Experimenting with your own dataset
Be creative! Pick some dataset that interests you. Here are some ideas:
ABC music format (https://raw.githubusercontent.com/rdeese/tunearch-corpus/master/all-abcs.txt)
Donald Trump speeches (https://github.com/ryanmcdermott/trump-speeches)
Webster dictionary (http://www.gutenberg.org/cache/epub/29765/pg29765.txt)
Jane Austen novels (http://www.gutenberg.org/files/31100/31100.txt)
In your report:
Include a sample of the text generated by your model, and give a qualitative discussion of the results. Where
does it do well? Where does it seem to fail? Report perplexity on a couple validation texts that are similar and
different to the training data. Compare your model’s results to that of an n-gram language model.
Deliverables
This assignment is based on The Unreasonable Effectiveness of Recurrent Neural Networks
(http://karpathy.github.io/2015/05/21/rnn-effectiveness/) by Andrej Karpathy. Daphne Ippolito, John Hewitt, and
Chris Callison-Burch adapted their work into a homework assignment for UPenn’s CIS 530 class in Spring 2018.

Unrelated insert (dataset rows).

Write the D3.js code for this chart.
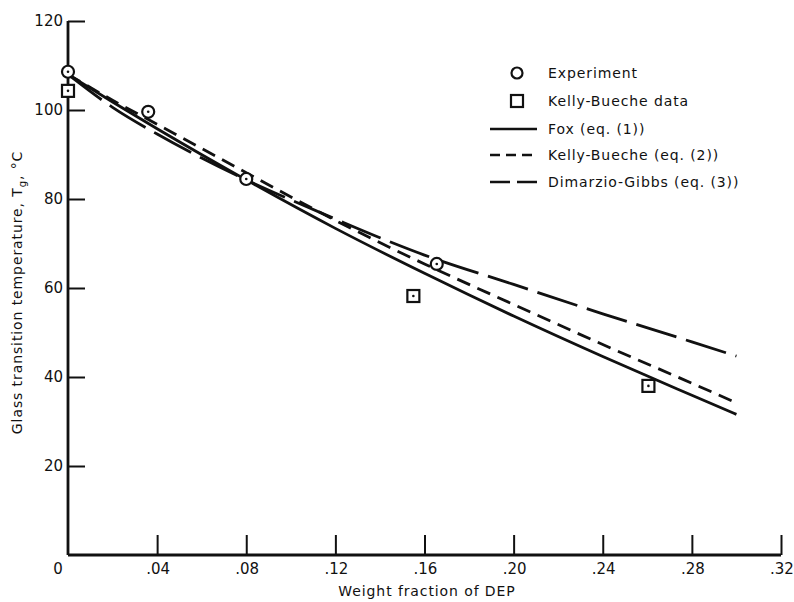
<!DOCTYPE html>
<html>
<head>
<meta charset="utf-8">
<script src="https://cdn.jsdelivr.net/npm/d3@7"></script>
<style>
  html, body { margin: 0; padding: 0; background: #fff; }
  svg text { font-family: "DejaVu Sans", "Liberation Sans", sans-serif; fill: #111; }
</style>
</head>
<body>
<div id="chart"></div>
<script>
/* ── Data ───────────────────────────────────────────────────────────── */
const xTicks      = [0, 0.04, 0.08, 0.12, 0.16, 0.20, 0.24, 0.28, 0.32];
const xTickLabels = ['0', '.04', '.08', '.12', '.16', '.20', '.24', '.28', '.32'];
const yTicks      = [20, 40, 60, 80, 100, 120];

// measured points
const experiment  = [[0, 108.6], [0.036, 99.6], [0.080, 84.5], [0.1655, 65.4]];
const kbData      = [[0, 104.3], [0.155, 58.2], [0.2605, 38.0]];

// curves
const foxW   = [0, 0.02, 0.04, 0.08, 0.12, 0.16, 0.20, 0.24, 0.28, 0.30];
const foxTg  = [108, 101.8, 95.8, 84.3, 73.4, 63.3, 53.7, 44.6, 35.9, 31.6];
const kbW    = [0, 0.02, 0.04, 0.08, 0.12, 0.16, 0.20, 0.24, 0.28, 0.30];
const kbTg   = [108, 102.2, 96.8, 85.9, 75.2, 65.4, 56.3, 47.3, 38.6, 34.2];
const dgW    = [0, 0.02, 0.04, 0.06, 0.08, 0.10, 0.12, 0.14, 0.16, 0.20, 0.24, 0.28, 0.30];
const dgTg   = [108, 100.6, 94.6, 89.2, 84.3, 79.8, 75.5, 71.3, 67.4, 60.8, 54.2, 47.9, 44.7];

const legendItems = [
  { label: 'Experiment',               type: 'circle' },
  { label: 'Kelly-Bueche data',        type: 'square' },
  { label: 'Fox (eq. (1))',            type: 'line', dash: null },
  { label: 'Kelly-Bueche (eq. (2))',   type: 'line', dash: '10,6' },
  { label: 'Dimarzio-Gibbs (eq. (3))', type: 'line', dash: '20,7' }
];

/* ── Scaffold ───────────────────────────────────────────────────────── */
const W = 794, H = 602;
const svg = d3.select('#chart').append('svg')
  .attr('width', W).attr('height', H)
  .attr('viewBox', `0 0 ${W} ${H}`);

const x = d3.scaleLinear().domain([0, 0.32]).range([68, 781]);
const y = d3.scaleLinear().domain([0, 120]).range([555, 21]);

const INK = '#111';
const LABEL_SIZE = 14;
const LABEL_SPACING = 0.9;

/* ── Axes ───────────────────────────────────────────────────────────── */
// y axis: ticks pointing inward
const yAxis = svg.append('g')
  .attr('transform', `translate(${x(0)},0)`)
  .call(d3.axisRight(y).tickValues(yTicks).tickSize(17).tickFormat(''))
  .call(sel => sel.select('.domain').attr('d', `M0,${y(0)}V${y(120)}`));
yAxis.selectAll('line').attr('stroke', INK).attr('stroke-width', 2);
yAxis.select('.domain').attr('stroke', INK).attr('stroke-width', 2.8);

svg.append('g').selectAll('text')
  .data(yTicks).join('text')
  .attr('x', x(0) - 5).attr('y', d => y(d))
  .attr('dy', '0.36em')
  .attr('text-anchor', 'end')
  .attr('font-size', 15)
  .text(d => d);

// x axis: ticks pointing inward (up)
const xAxis = svg.append('g')
  .attr('transform', `translate(0,${y(0)})`)
  .call(d3.axisTop(x).tickValues(xTicks.slice(1)).tickSize(20).tickFormat(''))
  .call(sel => sel.select('.domain').attr('d', `M${x(0)},0H${x(0.32)}`));
xAxis.selectAll('line').attr('stroke', INK).attr('stroke-width', 2);
xAxis.select('.domain').attr('stroke', INK).attr('stroke-width', 2.8);

svg.append('g').selectAll('text')
  .data(xTicks).join('text')
  .attr('x', (d, i) => i === 0 ? x(d) - 10 : x(d) + 1)
  .attr('y', y(0) + 19)
  .attr('text-anchor', 'middle')
  .attr('font-size', 15)
  .text((d, i) => xTickLabels[i]);

// axis titles
svg.append('text')
  .attr('x', 427).attr('y', 596)
  .attr('text-anchor', 'middle')
  .attr('font-size', LABEL_SIZE)
  .attr('letter-spacing', LABEL_SPACING)
  .text('Weight fraction of DEP');

const yTitle = svg.append('text')
  .attr('transform', `translate(22,${y(59)}) rotate(-90)`)
  .attr('text-anchor', 'middle')
  .attr('font-size', LABEL_SIZE)
  .attr('letter-spacing', LABEL_SPACING);
yTitle.append('tspan').text('Glass transition temperature, T');
yTitle.append('tspan').attr('font-size', 10).attr('dy', 4).text('g');
yTitle.append('tspan').attr('dy', -4).text(', °C');

/* ── Curves ─────────────────────────────────────────────────────────── */
const line = d3.line().x(d => x(d[0])).y(d => y(d[1])).curve(d3.curveMonotoneX);

function drawCurve(ws, tgs, dash) {
  svg.append('path')
    .datum(ws.map((w, i) => [w, tgs[i]]))
    .attr('d', line)
    .attr('fill', 'none')
    .attr('stroke', INK)
    .attr('stroke-width', 2.8)
    .attr('stroke-dasharray', dash);
}

drawCurve(foxW, foxTg, null);
drawCurve(kbW, kbTg, '14,8');
drawCurve(dgW, dgTg, '42,10');

/* ── Markers ────────────────────────────────────────────────────────── */
function circleMarker(g, cx, cy) {
  g.append('circle').attr('cx', cx).attr('cy', cy).attr('r', 6)
    .attr('fill', '#fff').attr('stroke', INK).attr('stroke-width', 2.2);
  g.append('circle').attr('cx', cx).attr('cy', cy).attr('r', 1.3).attr('fill', INK);
}
function squareMarker(g, cx, cy) {
  g.append('rect').attr('x', cx - 6).attr('y', cy - 6).attr('width', 12).attr('height', 12)
    .attr('fill', '#fff').attr('stroke', INK).attr('stroke-width', 2.2);
  g.append('circle').attr('cx', cx).attr('cy', cy).attr('r', 1.3).attr('fill', INK);
}

const marks = svg.append('g');
kbData.forEach(d => squareMarker(marks, x(d[0]), y(d[1])));
experiment.forEach(d => circleMarker(marks, x(d[0]), y(d[1])));

/* ── Legend ─────────────────────────────────────────────────────────── */
const legend = svg.append('g');
const legY = [73, 101, 129, 155, 182];
legendItems.forEach((item, i) => {
  const cy = legY[i];
  if (item.type === 'circle') {
    legend.append('circle').attr('cx', 517).attr('cy', cy).attr('r', 5.5)
      .attr('fill', 'none').attr('stroke', INK).attr('stroke-width', 2.2);
  } else if (item.type === 'square') {
    legend.append('rect').attr('x', 511).attr('y', cy - 6).attr('width', 12).attr('height', 12)
      .attr('fill', 'none').attr('stroke', INK).attr('stroke-width', 2.2);
  } else {
    legend.append('line')
      .attr('x1', 490).attr('x2', 537).attr('y1', cy).attr('y2', cy)
      .attr('stroke', INK).attr('stroke-width', 2.4)
      .attr('stroke-dasharray', item.dash);
  }
  legend.append('text')
    .attr('x', 548).attr('y', cy).attr('dy', '0.36em')
    .attr('font-size', LABEL_SIZE)
    .attr('letter-spacing', LABEL_SPACING)
    .text(item.label);
});
</script>
</body>
</html>
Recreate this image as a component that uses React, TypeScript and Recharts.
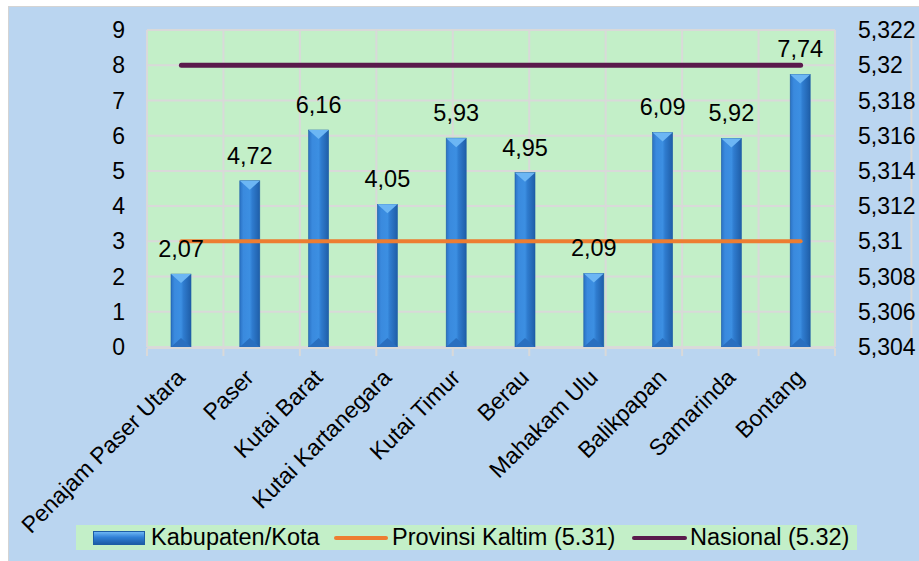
import React from 'react';
import { ComposedChart, Bar, Line, XAxis, YAxis, CartesianGrid, LabelList } from 'recharts';

const categories = [
  'Penajam Paser Utara', 'Paser', 'Kutai Barat', 'Kutai Kartanegara', 'Kutai Timur',
  'Berau', 'Mahakam Ulu', 'Balikpapan', 'Samarinda', 'Bontang',
];
const kabKota = [2.07, 4.72, 6.16, 4.05, 5.93, 4.95, 2.09, 6.09, 5.92, 7.74];
const provinsi = [5.31, 5.31, 5.31, 5.31, 5.31, 5.31, 5.31, 5.31, 5.31, 5.31];
const nasional = [5.32, 5.32, 5.32, 5.32, 5.32, 5.32, 5.32, 5.32, 5.32, 5.32];

const leftTicks = [0, 1, 2, 3, 4, 5, 6, 7, 8, 9];
const rightTicks = [5.304, 5.306, 5.308, 5.31, 5.312, 5.314, 5.316, 5.318, 5.32, 5.322];
const boundaryTicks = [0, 1, 2, 3, 4, 5, 6, 7, 8, 9, 10];

const data = categories.map((name, i) => ({
  name,
  value: kabKota[i],
  prov: provinsi[i],
  nas: nasional[i],
}));

const FONT = '"Liberation Sans", Arial, sans-serif';
const GRID = '#d9d9d9';
const ORANGE = '#ed7d31';
const PURPLE = '#5a1a4c';

const comma = (v: number) => Number(v.toFixed(3)).toString().replace('.', ',');

// bar with a bevelled, 3D-ish look like the office chart
const BevelBar = (props: any) => {
  const { x, y, width, height } = props;
  if (height <= 0) return null;
  const tri = Math.min(9, height / 2);
  return (
    <g>
      <rect x={x} y={y} width={width} height={height} fill="url(#barGrad)" stroke="#1d5da6" strokeWidth={0.6} />
      <polygon points={`${x},${y} ${x + width},${y} ${x + width / 2},${y + tri}`} fill="#6cb6f4" />
      <polygon points={`${x},${y + height} ${x + width},${y + height} ${x + width / 2},${y + height - tri}`} fill="#2a6fbf" />
    </g>
  );
};

const CatTick = (props: any) => {
  const { x, y, payload } = props;
  return (
    <g transform={`translate(${x + 5},${y + 24})`}>
      <text x={0} y={0} transform="rotate(-45)" textAnchor="end" fontSize={23} fontFamily={FONT} fill="#000">
        {payload.value}
      </text>
    </g>
  );
};

const legendText = { position: 'absolute' as const, top: 0 };

const LegendBox = () => (
  <div
    style={{
      position: 'absolute', left: 67, top: 518, width: 781, height: 25,
      background: '#c3efc8', fontFamily: FONT, fontSize: 23.5, color: '#000',
      lineHeight: '25px', whiteSpace: 'nowrap',
    }}
  >
    <div style={{ position: 'absolute', left: 17, top: 6, width: 52, height: 14, background: 'linear-gradient(#6cb6f4, #2f7fd6 45%, #1d5da6)', border: '1px solid #1d5da6', boxSizing: 'border-box' }} />
    <span style={{ ...legendText, left: 75 }}>Kabupaten/Kota</span>
    <div style={{ position: 'absolute', left: 258, top: 11, width: 54, height: 4, borderRadius: 2, background: ORANGE }} />
    <span style={{ ...legendText, left: 316 }}>Provinsi Kaltim (5.31)</span>
    <div style={{ position: 'absolute', left: 556, top: 11, width: 55, height: 4, borderRadius: 2, background: PURPLE }} />
    <span style={{ ...legendText, left: 614 }}>Nasional (5.32)</span>
  </div>
);

export default function App() {
  return (
    <div style={{ position: 'absolute', left: 0, top: 0, width: 919, height: 561, background: '#fff', overflow: 'hidden' }}>
      <div
        style={{
          position: 'absolute', left: 8, top: 6, width: 912, height: 556,
          background: '#bad5f0', border: '1px solid #d4d4d4', boxSizing: 'border-box',
        }}
      >
        <ComposedChart width={910} height={554} data={data} margin={{ top: 23, right: 0, left: 0, bottom: 212 }}>
          <defs>
            <linearGradient id="barGrad" x1="0" y1="0" x2="1" y2="0">
              <stop offset="0%" stopColor="#2b72c4" />
              <stop offset="18%" stopColor="#3a8ade" />
              <stop offset="50%" stopColor="#3c8fe2" />
              <stop offset="62%" stopColor="#2f7ccf" />
              <stop offset="100%" stopColor="#1f5ea8" />
            </linearGradient>
          </defs>
          <CartesianGrid xAxisId="grid" yAxisId="left" fill="#c3efc8" fillOpacity={1} stroke={GRID} strokeWidth={2} />
          <XAxis
            xAxisId="grid" type="number" domain={[0, 10]} ticks={boundaryTicks} height={1}
            axisLine={{ stroke: GRID, strokeWidth: 2 }} tickLine={{ stroke: GRID, strokeWidth: 2 }} tickSize={8}
            tickFormatter={() => ''}
          />
          <XAxis xAxisId="cat" dataKey="name" height={1} axisLine={false} tickLine={false} interval={0} tick={<CatTick />} />
          <YAxis
            yAxisId="left" domain={[0, 9]} ticks={leftTicks} width={138} axisLine={false} tickLine={false}
            tickMargin={16} tick={{ fontSize: 23, fontFamily: FONT, fill: '#000' }}
          />
          <YAxis
            yAxisId="right" orientation="right" domain={[5.304, 5.322]} ticks={rightTicks} width={84}
            axisLine={false} tickLine={false} tickMargin={17} tickFormatter={comma}
            tick={{ fontSize: 23, fontFamily: FONT, fill: '#000' }}
          />
          <Bar xAxisId="cat" yAxisId="left" dataKey="value" barSize={20} shape={<BevelBar />} isAnimationActive={false}>
            <LabelList dataKey="value" position="top" offset={17} formatter={(v: any) => Number(v).toFixed(2).replace('.', ',')}
              style={{ fontSize: 23.5, fontFamily: FONT, fill: '#000' }} />
          </Bar>
          <Line xAxisId="cat" yAxisId="right" dataKey="prov" stroke={ORANGE} strokeWidth={4} strokeLinecap="round" dot={false} isAnimationActive={false} />
          <Line xAxisId="cat" yAxisId="right" dataKey="nas" stroke={PURPLE} strokeWidth={5} strokeLinecap="round" dot={false} isAnimationActive={false} />
        </ComposedChart>
        <LegendBox />
      </div>
    </div>
  );
}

Here are the deliverables that you will need to submit:
writeup.pdf
code (.zip). It should be written in Python 3 and include a README.txt briefly explaining how to run
it.
labels.txt predictions for leaderboard.
Recommended readings
Neural Nets and Neural Language Models. (https://web.stanford.edu/~jurafsky/slp3/8.pdf) Dan Jurafsky and
James H. Martin. Speech and Language Processing (3rd edition draft) .
The Unreasonable Effectiveness of Recurrent Neural Networks. (http://karpathy.github.io/2015/05/21/rnneffectiveness/) Andrej Karpathy. Blog post. 2015.
A Neural Probabilistic Language Model (longer JMLR version).
(http://www.jmlr.org/papers/volume3/bengio03a/bengio03a.pdf) Yoshua Bengio, Réjean Ducharme, Pascal
Vincent and Christian Jauvin. Journal of Machine Learning Research 2003.